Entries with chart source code

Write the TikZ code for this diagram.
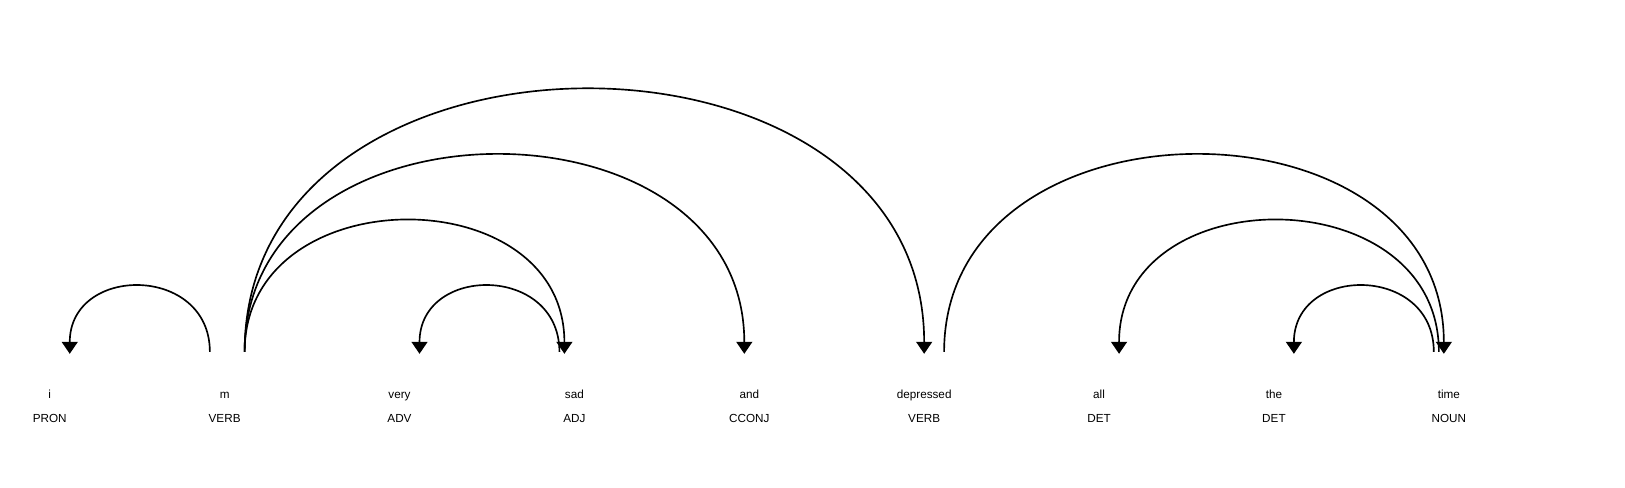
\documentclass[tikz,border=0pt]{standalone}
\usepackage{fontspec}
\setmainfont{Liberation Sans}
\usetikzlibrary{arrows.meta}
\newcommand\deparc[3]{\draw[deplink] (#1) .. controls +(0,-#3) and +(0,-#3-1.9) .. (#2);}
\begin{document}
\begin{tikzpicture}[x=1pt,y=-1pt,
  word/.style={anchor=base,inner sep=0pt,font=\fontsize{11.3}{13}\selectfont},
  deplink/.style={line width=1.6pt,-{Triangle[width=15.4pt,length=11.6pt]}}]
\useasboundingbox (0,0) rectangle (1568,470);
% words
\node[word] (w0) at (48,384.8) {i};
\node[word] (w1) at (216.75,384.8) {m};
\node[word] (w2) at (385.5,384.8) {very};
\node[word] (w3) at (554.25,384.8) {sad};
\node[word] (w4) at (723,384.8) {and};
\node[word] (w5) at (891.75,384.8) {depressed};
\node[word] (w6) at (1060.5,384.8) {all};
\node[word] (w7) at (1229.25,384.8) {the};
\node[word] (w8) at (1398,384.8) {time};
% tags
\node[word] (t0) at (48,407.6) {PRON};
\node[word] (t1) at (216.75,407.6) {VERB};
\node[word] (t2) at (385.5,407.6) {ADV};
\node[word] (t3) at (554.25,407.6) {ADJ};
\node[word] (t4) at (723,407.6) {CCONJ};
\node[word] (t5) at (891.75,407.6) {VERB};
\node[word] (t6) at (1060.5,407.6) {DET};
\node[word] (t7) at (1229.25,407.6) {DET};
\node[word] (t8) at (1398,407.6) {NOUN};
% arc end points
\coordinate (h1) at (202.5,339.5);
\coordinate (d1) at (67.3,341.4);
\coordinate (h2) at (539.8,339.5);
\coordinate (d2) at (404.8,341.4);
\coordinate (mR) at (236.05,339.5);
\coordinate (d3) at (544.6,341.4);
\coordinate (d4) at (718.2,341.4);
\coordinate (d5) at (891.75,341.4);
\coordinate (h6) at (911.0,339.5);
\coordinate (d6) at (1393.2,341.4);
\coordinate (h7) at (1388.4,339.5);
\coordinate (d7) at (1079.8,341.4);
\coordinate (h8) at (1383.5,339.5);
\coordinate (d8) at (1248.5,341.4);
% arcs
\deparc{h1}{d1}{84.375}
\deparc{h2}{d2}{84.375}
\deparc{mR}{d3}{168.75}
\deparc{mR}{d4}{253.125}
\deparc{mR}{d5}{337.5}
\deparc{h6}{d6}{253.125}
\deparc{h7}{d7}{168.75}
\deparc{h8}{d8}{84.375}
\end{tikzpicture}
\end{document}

* * *

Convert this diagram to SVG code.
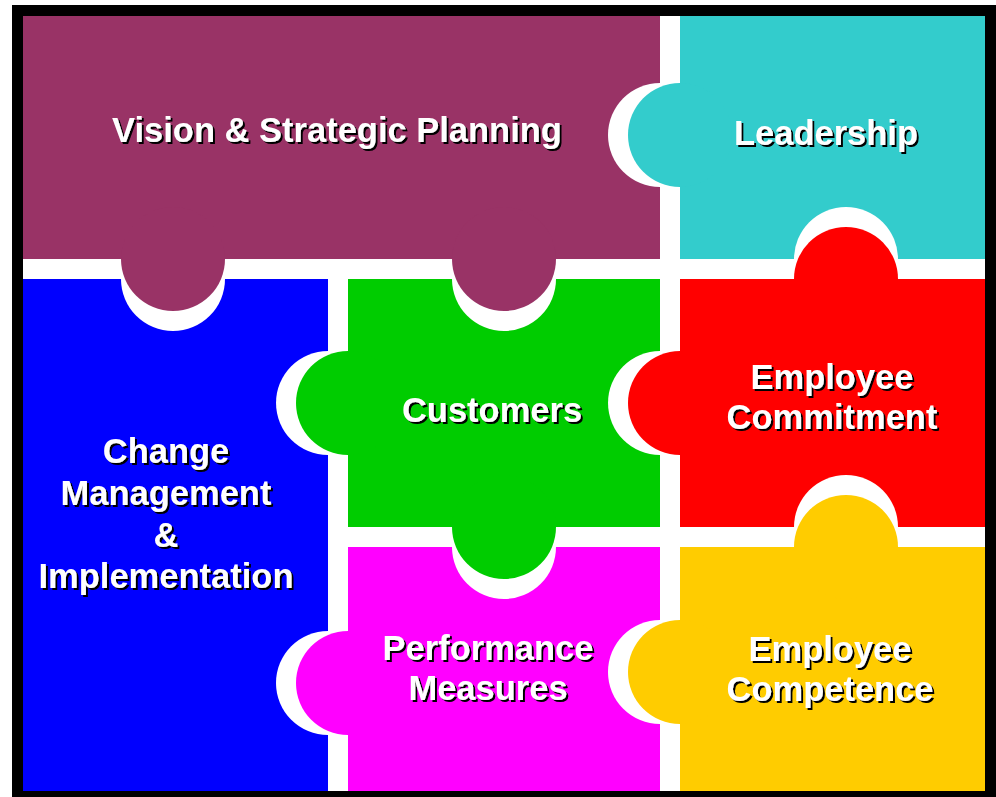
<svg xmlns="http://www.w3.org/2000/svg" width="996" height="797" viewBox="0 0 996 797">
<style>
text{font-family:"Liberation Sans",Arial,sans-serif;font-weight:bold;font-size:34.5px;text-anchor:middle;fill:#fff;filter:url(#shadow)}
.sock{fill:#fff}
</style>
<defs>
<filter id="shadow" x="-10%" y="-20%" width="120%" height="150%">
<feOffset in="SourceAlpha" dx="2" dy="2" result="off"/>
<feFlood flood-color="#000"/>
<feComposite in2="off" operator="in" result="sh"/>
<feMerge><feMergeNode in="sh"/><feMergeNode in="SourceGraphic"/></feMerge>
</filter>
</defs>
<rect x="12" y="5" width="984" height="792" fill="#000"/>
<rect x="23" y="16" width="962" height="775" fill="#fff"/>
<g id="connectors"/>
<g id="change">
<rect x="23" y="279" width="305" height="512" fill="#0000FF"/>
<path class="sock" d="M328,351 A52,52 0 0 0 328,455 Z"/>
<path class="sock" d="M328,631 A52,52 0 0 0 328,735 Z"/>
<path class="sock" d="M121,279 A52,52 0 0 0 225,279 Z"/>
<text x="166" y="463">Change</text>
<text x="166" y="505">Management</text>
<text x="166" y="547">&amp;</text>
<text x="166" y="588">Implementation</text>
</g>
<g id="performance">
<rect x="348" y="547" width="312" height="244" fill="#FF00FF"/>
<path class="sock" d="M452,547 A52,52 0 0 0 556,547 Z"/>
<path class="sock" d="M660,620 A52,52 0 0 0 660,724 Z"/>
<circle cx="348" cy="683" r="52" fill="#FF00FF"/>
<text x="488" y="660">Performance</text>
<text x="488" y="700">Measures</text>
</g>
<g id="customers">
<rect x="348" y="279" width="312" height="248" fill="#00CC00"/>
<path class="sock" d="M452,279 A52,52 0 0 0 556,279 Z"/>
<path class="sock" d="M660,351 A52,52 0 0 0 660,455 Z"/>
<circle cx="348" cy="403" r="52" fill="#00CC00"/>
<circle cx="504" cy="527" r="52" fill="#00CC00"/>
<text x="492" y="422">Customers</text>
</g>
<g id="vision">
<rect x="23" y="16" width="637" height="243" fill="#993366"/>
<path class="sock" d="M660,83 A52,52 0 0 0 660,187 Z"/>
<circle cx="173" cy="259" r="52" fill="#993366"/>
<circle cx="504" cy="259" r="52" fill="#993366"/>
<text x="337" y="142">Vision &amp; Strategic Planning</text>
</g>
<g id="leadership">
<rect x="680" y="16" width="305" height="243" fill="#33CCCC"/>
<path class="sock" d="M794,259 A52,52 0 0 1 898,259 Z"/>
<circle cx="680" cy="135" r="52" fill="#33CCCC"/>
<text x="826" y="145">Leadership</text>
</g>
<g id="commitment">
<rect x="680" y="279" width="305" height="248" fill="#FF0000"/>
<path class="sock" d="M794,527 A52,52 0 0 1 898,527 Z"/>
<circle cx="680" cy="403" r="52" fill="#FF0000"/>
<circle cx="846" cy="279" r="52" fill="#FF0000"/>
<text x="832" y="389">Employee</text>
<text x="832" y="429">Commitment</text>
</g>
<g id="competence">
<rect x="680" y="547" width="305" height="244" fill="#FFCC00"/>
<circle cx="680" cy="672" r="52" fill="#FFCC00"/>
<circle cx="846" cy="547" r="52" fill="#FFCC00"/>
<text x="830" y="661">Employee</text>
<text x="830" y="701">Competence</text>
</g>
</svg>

▶ Objective: Say how many lines of the material contain the word "this", with no other text.

▶ Completed task: 2